A simple way to frame the decision is this:

If you cannot confidently freeze your design, forecast demand, and commit to tooling at the same time, you are not late to production — you are early.

At the same time, small batch CNC machining is less suitable when designs are fully locked, demand is stable, and scaling efficiency is the dominant concern. In those cases, remaining in a small batch phase may slow progress rather than support it.

The decision, ultimately, is about timing—not technology.

What to Look for in a Small Batch CNC Partner

Once a direction is chosen, execution becomes the real test.

At this stage, price alone rarely tells the full story. More important is whether a supplier understands the uncertainty inherent in this phase and can adapt as conditions change.

Communication often matters more than specifications. How a supplier responds when you say, “this feature may change,” can reveal far more than any capability list. Responsiveness, clarity, and a willingness to engage with evolving requirements tend to define whether progress feels smooth—or frustrating.

Continuity also matters. Small batch production is rarely the end goal. The experience gained during this phase should support what comes next, rather than forcing a reset later on.

Choosing a partner who understands that trajectory can reduce friction well beyond the first batch.

Conclusion: Choosing the Right Next Step Matters More Than Speed

After prototyping, it is easy to feel pressure to move quickly. Delaying production can feel like falling behind.

Speed matters, but irreversible decisions matter more.

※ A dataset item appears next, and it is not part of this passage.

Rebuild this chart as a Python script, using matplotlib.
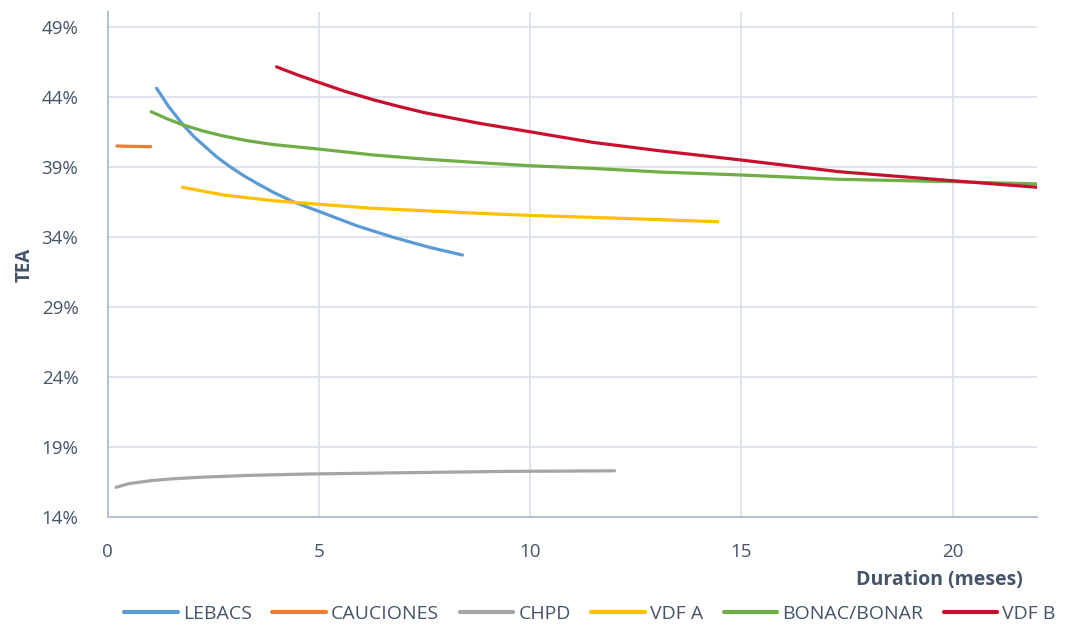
import matplotlib
matplotlib.use("Agg")
import matplotlib.pyplot as plt
from matplotlib.ticker import FuncFormatter, MultipleLocator

plt.rcParams['font.family'] = ['Open Sans', 'DejaVu Sans']

# duration (meses) and TEA (%)
lebacs_x = [1.16, 1.45, 1.79, 2.05, 2.35, 2.6, 2.90, 3.2, 3.53, 3.95, 4.39, 5.02, 5.89, 6.76, 7.62, 8.40]
lebacs_y = [44.62, 43.3, 42.0, 41.15, 40.34, 39.68, 39.02, 38.42, 37.84, 37.15, 36.52, 35.81, 34.81, 33.98, 33.26, 32.71]

cauciones_x = [0.22, 0.6, 1.02]
cauciones_y = [40.5, 40.47, 40.45]

chpd_x = [0.2, 0.5, 1.0, 1.5, 2.19, 3.3, 4.71, 6.92, 9.48, 11.41, 12.0]
chpd_y = [16.12, 16.38, 16.59, 16.72, 16.84, 16.97, 17.07, 17.16, 17.26, 17.29, 17.3]

vdfa_x = [1.77, 2.74, 3.92, 5.02, 6.28, 8.79, 10.0, 12.59, 14.44]
vdfa_y = [37.55, 37.0, 36.59, 36.33, 36.05, 35.69, 35.54, 35.29, 35.09]

bonac_x = [1.03, 1.4, 1.79, 2.25, 2.74, 3.3, 3.92, 5.0, 6.28, 7.47, 8.79, 9.99, 11.48, 13.06,
           14.99, 17.32, 20.0, 22.0]
bonac_y = [42.95, 42.45, 42.0, 41.58, 41.21, 40.88, 40.6, 40.28, 39.86, 39.57, 39.31, 39.09, 38.9, 38.64,
           38.43, 38.12, 37.95, 37.79]

vdfb_x = [4.0, 4.5, 5.0, 5.6, 6.3, 6.9, 7.5, 8.76, 9.99, 11.48, 13.06, 14.99, 17.32, 20.0, 22.0]
vdfb_y = [46.15, 45.57, 45.04, 44.42, 43.79, 43.32, 42.88, 42.14, 41.52, 40.76, 40.16, 39.5, 38.66, 38.02, 37.55]

series = [
    ('LEBACS', lebacs_x, lebacs_y, '#5B9BD5'),
    ('CAUCIONES', cauciones_x, cauciones_y, '#ED7D31'),
    ('CHPD', chpd_x, chpd_y, '#A5A5A5'),
    ('VDF A', vdfa_x, vdfa_y, '#FFC000'),
    ('BONAC/BONAR', bonac_x, bonac_y, '#70AD47'),
    ('VDF B', vdfb_x, vdfb_y, '#C8102E'),
]

txt = '#44546A'

fig = plt.figure(figsize=(10.67, 6.27), dpi=100)
ax = fig.add_axes([0.1008, 0.1754, 0.8711, 0.8055])

for nome, xs, ys, cor in series:
    ax.plot(xs, ys, color=cor, lw=2.3, label=nome, solid_capstyle='round',
            solid_joinstyle='round')

ax.set_xlim(0, 22)
ax.set_ylim(14, 50.07)
ax.xaxis.set_major_locator(MultipleLocator(5))
ax.set_yticks([14, 19, 24, 29, 34, 39, 44, 49])
ax.yaxis.set_major_formatter(FuncFormatter(lambda v, p: '%d%%' % round(v)))

ax.grid(True, color='#D9DEE7', lw=1.2)
ax.set_axisbelow(True)
for s in ['top', 'right']:
    ax.spines[s].set_visible(False)
for s in ['left', 'bottom']:
    ax.spines[s].set_color('#B4C0D3')
    ax.spines[s].set_linewidth(1.5)

ax.tick_params(length=0, labelsize=13.5, colors=txt)
ax.tick_params(axis='x', pad=19)
ax.tick_params(axis='y', pad=21)

ax.set_ylabel('TEA', fontsize=13.5, fontweight='bold', color=txt, labelpad=5)
fig.text(0.880, 0.075, 'Duration (meses)', fontsize=14, fontweight='bold',
         color=txt, ha='center', va='center')

leg = fig.legend(loc='center', bbox_to_anchor=(0.553, 0.021), ncol=6,
                 frameon=False, fontsize=14, handlelength=2.75, columnspacing=1.05,
                 handletextpad=0.27)
for t in leg.get_texts():
    t.set_color(txt)
for h in leg.get_lines():
    h.set_linewidth(3)

plt.savefig('out.png', dpi=100)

In practice, projects are more often slowed by heavy commitments made at the wrong time than by careful, staged progress. Locking into a production method before uncertainty is resolved tends to limit options rather than create momentum.

A smart choice is not always the fastest one. It is the one that fits the current stage of the product and preserves the ability to adapt. When viewed through that lens, small batch CNC machining becomes less of a compromise and more of a deliberate step toward sustainable production.